Le Royaume-Uni est désormais coincé. Nous pouvons demander une prolongation de l’article 50 du Traité sur l’Union européenne, mais le Conseil européen a annoncé qu’il n’approuverait une telle prolongation que si elle avait un objectif clair, avant la fin du mois d’avril. A moins que nous n’acceptions de participer aux élections européennes en mai prochain ? De façon étrange, peu d’acteurs politiques ici au Royaume-Uni peuvent accepter de participer à ces élections – ils craignent que cela paraisse à la fois grotesque et antidémocratique, et que Nigel Farage et Tommy Robinson en soient les principaux bénéficiaires. Alors que les députés voteront probablement cette semaine pour demander au Gouvernement de solliciter une prolongation, nous sommes incapables d’en définir les contours.
Il se peut donc que la seule voie possible soit celle suggérée par le conservateur Charles Walker : une nouvelle élection législative. Le Parti conservateur ne se présenterait pas sur la base de l’accord proposé par Theresa May, mais sur un nouveau compromis. Les travaillistes seraient soumis à d’énormes pressions pour s’engager à organiser un référendum dans leur manifeste. Il est probable que le nouveau groupe parlementaire des indépendants serait tué dans l’oeuf.

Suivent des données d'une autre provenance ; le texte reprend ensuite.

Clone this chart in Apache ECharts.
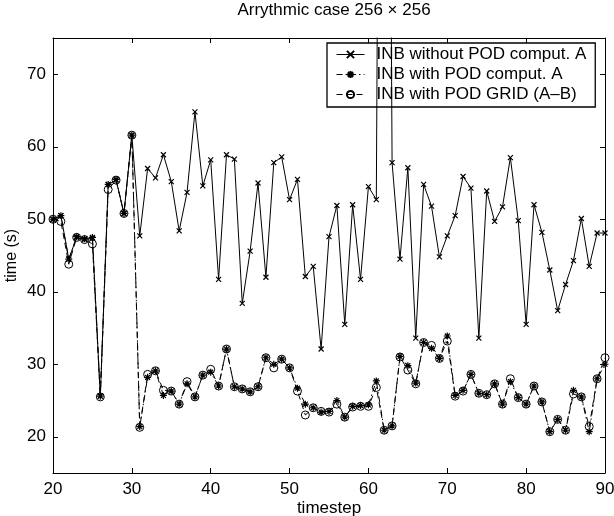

Même si une élection générale ne garantit pas une résolution des problèmes, elle permettrait de trouver un nouveau souffle.
Sinon, si le Premier ministre parvient encore à survivre, nous continuerons à faire la même chose, en votant encore une fois sur le même accord. Et ce, la semaine prochaine, ou la semaine suivante, ou peut-être les deux. Pendant ce temps, le chronomètre tourne et Chris Grayling[2] continue son travail chaque jour afin de nous préparer de manière experte à l’impact d’un No Deal, qui reste la position par défaut. Comme on l’a dit, nous n’avons pas le cœur à la fantaisie.
[1] The European Research Group est l’alliance composée d’un groupe de députés conservateurs qui exerce des pressions notamment sur les questions relatives au Brexit. Le Président de ce groupe est le député conservateur Jacob Rees-Mogg.
[2] Chris Grayling est le Secrétaire d’Etat britannique aux transports.